→ Aim: Gather every line that includes the word "this", please.

→ Rows from a dataset of charts and code:
........
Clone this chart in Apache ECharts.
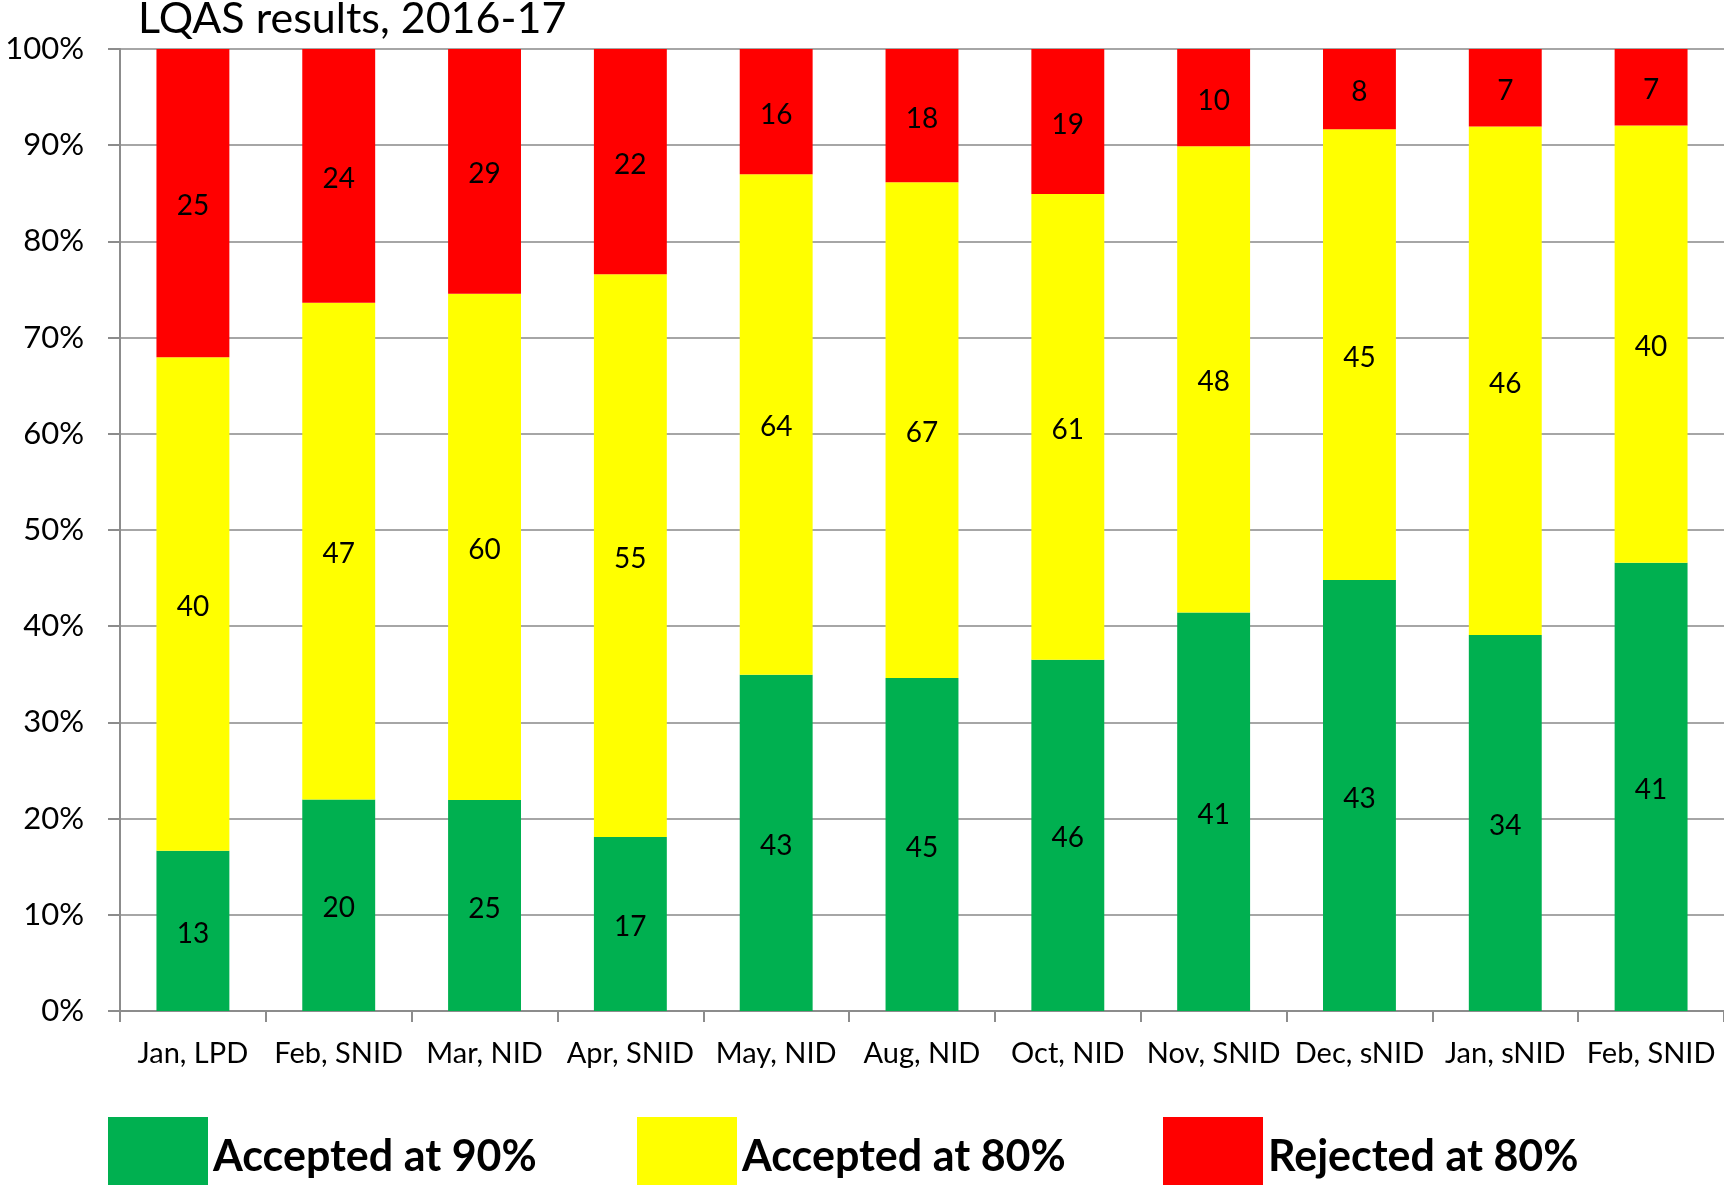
<!DOCTYPE html>
<html>
<head>
<meta charset="utf-8">
<title>LQAS results, 2016-17</title>
<script src="https://cdn.jsdelivr.net/npm/echarts@6/dist/echarts.min.js"></script>
<style>
  html, body { margin: 0; padding: 0; background: #fff; }
  #chart { width: 1724px; height: 1185px; }
</style>
</head>
<body>
<div id="chart"></div>
<script>
// Survey rounds
const categories = ['Jan, LPD', 'Feb, SNID', 'Mar, NID', 'Apr, SNID', 'May, NID', 'Aug, NID',
  'Oct, NID', 'Nov, SNID', 'Dec, sNID', 'Jan, sNID', 'Feb, SNID'];

// Number of lots in each outcome per round
const accepted90 = [13, 20, 25, 17, 43, 45, 46, 41, 43, 34, 41];
const accepted80 = [40, 47, 60, 55, 64, 67, 61, 48, 45, 46, 40];
const rejected80 = [25, 24, 29, 22, 16, 18, 19, 10, 8, 7, 7];

const seriesNames = ['Accepted at 90%', 'Accepted at 80%', 'Rejected at 80%'];
const seriesColors = ['#00B050', '#FFFF00', '#FF0000'];
const yTickLabels = ['0%', '10%', '20%', '30%', '40%', '50%', '60%', '70%', '80%', '90%', '100%'];

const counts = [accepted90, accepted80, rejected80];
const totals = categories.map((_, i) => counts.reduce((s, arr) => s + arr[i], 0));

const FONT = 'Lato, "Open Sans", sans-serif';

// Each segment is drawn as its share of the round's lots; the label shows the count
const series = counts.map((arr, k) => ({
  name: seriesNames[k],
  type: 'bar',
  stack: 'share',
  barWidth: '50%',
  itemStyle: { color: seriesColors[k] },
  emphasis: { disabled: true },
  label: {
    show: true,
    position: 'inside',
    offset: [0, 3],
    color: '#000',
    fontFamily: FONT,
    fontSize: 28,
    formatter: p => String(arr[p.dataIndex])
  },
  data: arr.map((v, i) => ({ value: v / totals[i] * 100 }))
}));

const legendLefts = [108, 637, 1163];
const legends = seriesNames.map((name, k) => ({
  data: [name],
  left: legendLefts[k],
  top: 1117,
  padding: 0,
  icon: 'rect',
  itemWidth: 100,
  itemHeight: 80,
  selectedMode: false,
  textStyle: { fontFamily: FONT, fontSize: 43, fontWeight: 'bold', color: '#000' }
}));

const chart = echarts.init(document.getElementById('chart'), null, { renderer: 'canvas' });
chart.setOption({
  animation: false,
  backgroundColor: '#fff',
  title: {
    text: 'LQAS results, 2016-17',
    left: 138,
    top: -2,
    padding: 0,
    textStyle: { fontFamily: FONT, fontSize: 43, fontWeight: 'normal', color: '#000' }
  },
  legend: legends,
  grid: { left: 120, right: 0, top: 49, bottom: 1185 - 1011, containLabel: false },
  xAxis: {
    type: 'category',
    data: categories,
    boundaryGap: true,
    axisLine: { lineStyle: { color: '#8c8c8c', width: 2 } },
    axisTick: { show: true, alignWithLabel: false, length: 11, lineStyle: { color: '#8c8c8c', width: 2 } },
    axisLabel: { color: '#000', fontFamily: FONT, fontSize: 29, margin: 28, interval: 0 }
  },
  yAxis: {
    type: 'value',
    min: 0,
    max: 100,
    interval: 10,
    axisLine: { show: true, lineStyle: { color: '#8c8c8c', width: 2 } },
    axisTick: { show: true, length: 12, lineStyle: { color: '#8c8c8c', width: 2 } },
    splitLine: { show: true, lineStyle: { color: '#a6a6a6', width: 2 } },
    axisLabel: {
      color: '#000', fontFamily: FONT, fontSize: 31, margin: 36,
      formatter: v => yTickLabels[Math.round(v / 10)]
    }
  },
  series: series
});
</script>
</body>
</html>
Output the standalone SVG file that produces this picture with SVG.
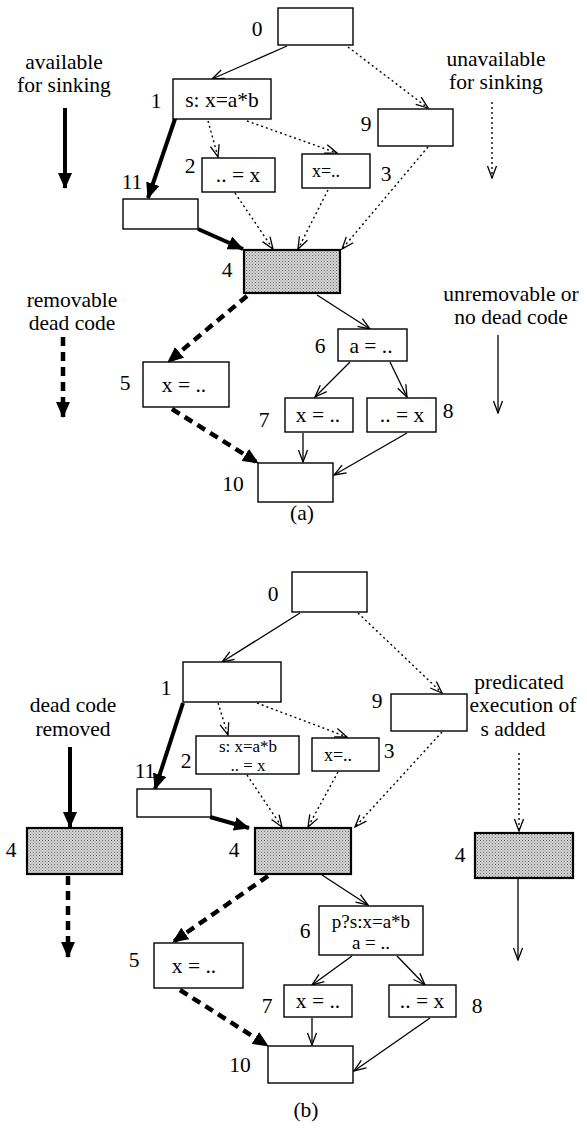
<svg xmlns="http://www.w3.org/2000/svg" width="587" height="1130" viewBox="0 0 587 1130">
<defs>
<style>
text{font-family:"Liberation Serif","Times New Roman",serif;font-size:21.5px;fill:#000}
.c{text-anchor:middle}
.sm{font-size:18px}
.two{font-size:17px}
.box{fill:#fff;stroke:#000;stroke-width:1.4}
.sh{fill:url(#stip);stroke:#000;stroke-width:2.2}
.thin{fill:none;stroke:#000;stroke-width:1.3;marker-end:url(#open)}
.dot{fill:none;stroke:#000;stroke-width:1.4;stroke-dasharray:2 3;marker-end:url(#open)}
.thick{fill:none;stroke:#000;stroke-width:4;marker-end:url(#fill)}
.tdash{fill:none;stroke:#000;stroke-width:4.5;stroke-dasharray:9 6;marker-end:url(#fill)}
</style>
<pattern id="stip" patternUnits="userSpaceOnUse" width="3" height="3">
<rect width="3" height="3" fill="#d6d6d6"/>
<rect x="0" y="0" width="1" height="1" fill="#666"/>
<rect x="1.5" y="1.5" width="1" height="1" fill="#888"/>
</pattern>
<marker id="open" markerUnits="userSpaceOnUse" markerWidth="14" markerHeight="12" viewBox="0 0 14 12" refX="13" refY="6" orient="auto">
<path d="M1,1.5 L13,6 L1,10.5" fill="none" stroke="#000" stroke-width="1.3"/>
</marker>
<marker id="fill" markerUnits="userSpaceOnUse" markerWidth="16" markerHeight="14" viewBox="0 0 16 14" refX="15" refY="7" orient="auto">
<path d="M0,0 L16,7 L0,14 z" fill="#000"/>
</marker>
</defs>

<g id="connectors">
<!-- (a) -->
<line class="thin" x1="287" y1="46" x2="212" y2="79"/>
<line class="dot" x1="348" y1="47" x2="428" y2="108"/>
<line class="thick" x1="176" y1="116" x2="148" y2="198"/>
<line class="dot" x1="208" y1="121" x2="218" y2="157"/>
<line class="dot" x1="247" y1="121" x2="337" y2="153"/>
<line class="thick" x1="198" y1="229" x2="243" y2="249"/>
<line class="dot" x1="235" y1="193" x2="273" y2="249"/>
<line class="dot" x1="328" y1="190" x2="298" y2="249"/>
<line class="dot" x1="428" y1="147" x2="342" y2="249"/>
<line class="tdash" x1="247" y1="296" x2="168" y2="362"/>
<line class="thin" x1="317" y1="295" x2="370" y2="329"/>
<line class="tdash" x1="172" y1="409" x2="258" y2="463"/>
<line class="thin" x1="350" y1="362" x2="315" y2="397"/>
<line class="thin" x1="390" y1="362" x2="407" y2="397"/>
<line class="thin" x1="303" y1="433" x2="303" y2="462"/>
<line class="thin" x1="407" y1="433" x2="334" y2="475"/>
<!-- legend (a) -->
<line class="thick" x1="65" y1="108" x2="65" y2="188"/>
<line class="dot" x1="492" y1="102" x2="492" y2="178"/>
<line class="tdash" x1="63" y1="337" x2="63" y2="417"/>
<line class="thin" x1="498" y1="335" x2="498" y2="413"/>
<!-- (b) -->
<line class="thin" x1="300" y1="613" x2="222" y2="662"/>
<line class="dot" x1="358" y1="613" x2="442" y2="693"/>
<line class="thick" x1="183" y1="703" x2="155" y2="789"/>
<line class="dot" x1="218" y1="703" x2="228" y2="735"/>
<line class="dot" x1="257" y1="703" x2="347" y2="737"/>
<line class="thick" x1="210" y1="817" x2="249" y2="828"/>
<line class="dot" x1="247" y1="775" x2="282" y2="827"/>
<line class="dot" x1="338" y1="772" x2="308" y2="827"/>
<line class="dot" x1="442" y1="732" x2="355" y2="827"/>
<line class="tdash" x1="268" y1="876" x2="173" y2="942"/>
<line class="thin" x1="322" y1="875" x2="368" y2="905"/>
<line class="tdash" x1="180" y1="990" x2="268" y2="1046"/>
<line class="thin" x1="352" y1="956" x2="312" y2="985"/>
<line class="thin" x1="397" y1="956" x2="425" y2="985"/>
<line class="thin" x1="312" y1="1018" x2="312" y2="1045"/>
<line class="thin" x1="430" y1="1018" x2="354" y2="1071"/>
<!-- legend (b) -->
<line class="thick" x1="70" y1="747" x2="70" y2="827"/>
<line class="tdash" x1="68" y1="876" x2="68" y2="957"/>
<line class="dot" x1="519" y1="753" x2="519" y2="831"/>
<line class="thin" x1="518" y1="879" x2="518" y2="960"/>
</g>

<!-- ===== (a) ===== -->
<g id="a-n0"><rect class="box" x="278" y="8" width="75" height="37"/><text x="257" y="36" class="c">0</text></g>
<g id="a-n1"><rect class="box" x="173" y="79" width="98" height="40"/><text x="222" y="107" class="c">s: x=a*b</text><text x="156" y="108" class="c">1</text></g>
<g id="a-n2"><rect class="box" x="202" y="158" width="73" height="34"/><text x="238" y="182" class="c">.. = x</text><text x="190" y="173" class="c">2</text></g>
<g id="a-n3"><rect class="box" x="302" y="154" width="68" height="34"/><text x="326" y="177" class="c sm">x=..</text><text x="386" y="181" class="c">3</text></g>
<g id="a-n9"><rect class="box" x="378" y="109" width="75" height="37"/><text x="366" y="131" class="c">9</text></g>
<g id="a-n11"><rect class="box" x="123" y="199" width="75" height="30"/><text x="132" y="189" class="c">11</text></g>
<g id="a-n4"><rect class="sh" x="244" y="250" width="96" height="43"/><text x="227" y="277" class="c">4</text></g>
<g id="a-n5"><rect class="box" x="143" y="362" width="86" height="45"/><text x="184" y="392" class="c">x = ..</text><text x="125" y="390" class="c">5</text></g>
<g id="a-n6"><rect class="box" x="338" y="329" width="69" height="32"/><text x="371" y="353" class="c">a = ..</text><text x="320" y="353" class="c">6</text></g>
<g id="a-n7"><rect class="box" x="285" y="398" width="68" height="34"/><text x="318" y="422" class="c">x = ..</text><text x="264" y="427" class="c">7</text></g>
<g id="a-n8"><rect class="box" x="367" y="398" width="69" height="34"/><text x="402" y="422" class="c">.. = x</text><text x="448" y="418" class="c">8</text></g>
<g id="a-n10"><rect class="box" x="258" y="463" width="75" height="39"/><text x="233" y="491" class="c">10</text></g>
<g id="a-legend">
<text x="64" y="69" class="c">available</text><text x="64" y="92" class="c">for sinking</text>
<text x="496" y="66" class="c">unavailable</text><text x="496" y="89" class="c">for sinking</text>
<text x="72" y="307" class="c">removable</text><text x="72" y="330" class="c">dead code</text>
<text x="511" y="301" class="c">unremovable or</text><text x="511" y="324" class="c">no dead code</text>
<text x="302" y="520" class="c">(a)</text>
</g>

<!-- ===== (b) ===== -->
<g id="b-n0"><rect class="box" x="292" y="572" width="75" height="40"/><text x="273" y="601" class="c">0</text></g>
<g id="b-n1"><rect class="box" x="183" y="662" width="98" height="40"/><text x="166" y="695" class="c">1</text></g>
<g id="b-n2"><rect class="box" x="196" y="736" width="103" height="38"/><text x="248" y="752" class="c two">s: x=a*b</text><text x="248" y="771" class="c two">.. = x</text><text x="186" y="768" class="c">2</text></g>
<g id="b-n3"><rect class="box" x="312" y="738" width="67" height="33"/><text x="338" y="761" class="c sm">x=..</text><text x="389" y="758" class="c">3</text></g>
<g id="b-n9"><rect class="box" x="391" y="694" width="76" height="37"/><text x="377" y="708" class="c">9</text></g>
<g id="b-n11"><rect class="box" x="137" y="789" width="74" height="28"/><text x="145" y="778" class="c">11</text></g>
<g id="b-n4"><rect class="sh" x="255" y="828" width="96" height="46"/><text x="234" y="857" class="c">4</text></g>
<g id="b-n5"><rect class="box" x="154" y="943" width="89" height="45"/><text x="194" y="973" class="c">x = ..</text><text x="134" y="967" class="c">5</text></g>
<g id="b-n6"><rect class="box" x="319" y="906" width="104" height="49"/><text x="371" y="928" class="c" style="font-size:19px">p?s:x=a*b</text><text x="371" y="949" class="c" style="font-size:19px">a = ..</text><text x="305" y="938" class="c">6</text></g>
<g id="b-n7"><rect class="box" x="284" y="985" width="68" height="32"/><text x="318" y="1008" class="c">x = ..</text><text x="267" y="1013" class="c">7</text></g>
<g id="b-n8"><rect class="box" x="389" y="985" width="67" height="32"/><text x="422" y="1008" class="c">.. = x</text><text x="477" y="1013" class="c">8</text></g>
<g id="b-n10"><rect class="box" x="268" y="1046" width="85" height="37"/><text x="240" y="1072" class="c">10</text></g>
<g id="b-n4left"><rect class="sh" x="27" y="828" width="95" height="46"/><text x="11" y="857" class="c">4</text></g>
<g id="b-n4right"><rect class="sh" x="475" y="833" width="98" height="45"/><text x="460" y="862" class="c">4</text></g>
<g id="b-legend">
<text x="73" y="712" class="c">dead code</text><text x="73" y="736" class="c">removed</text>
<text x="519" y="689" class="c">predicated</text><text x="523" y="712" class="c">execution of</text><text x="513" y="736" class="c">s added</text>
<text x="306" y="1117" class="c">(b)</text>
</g>
</svg>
........
→ Solved exercise:
Clone this chart in Apache ECharts.
Output the standalone SVG file that produces this picture with SVG.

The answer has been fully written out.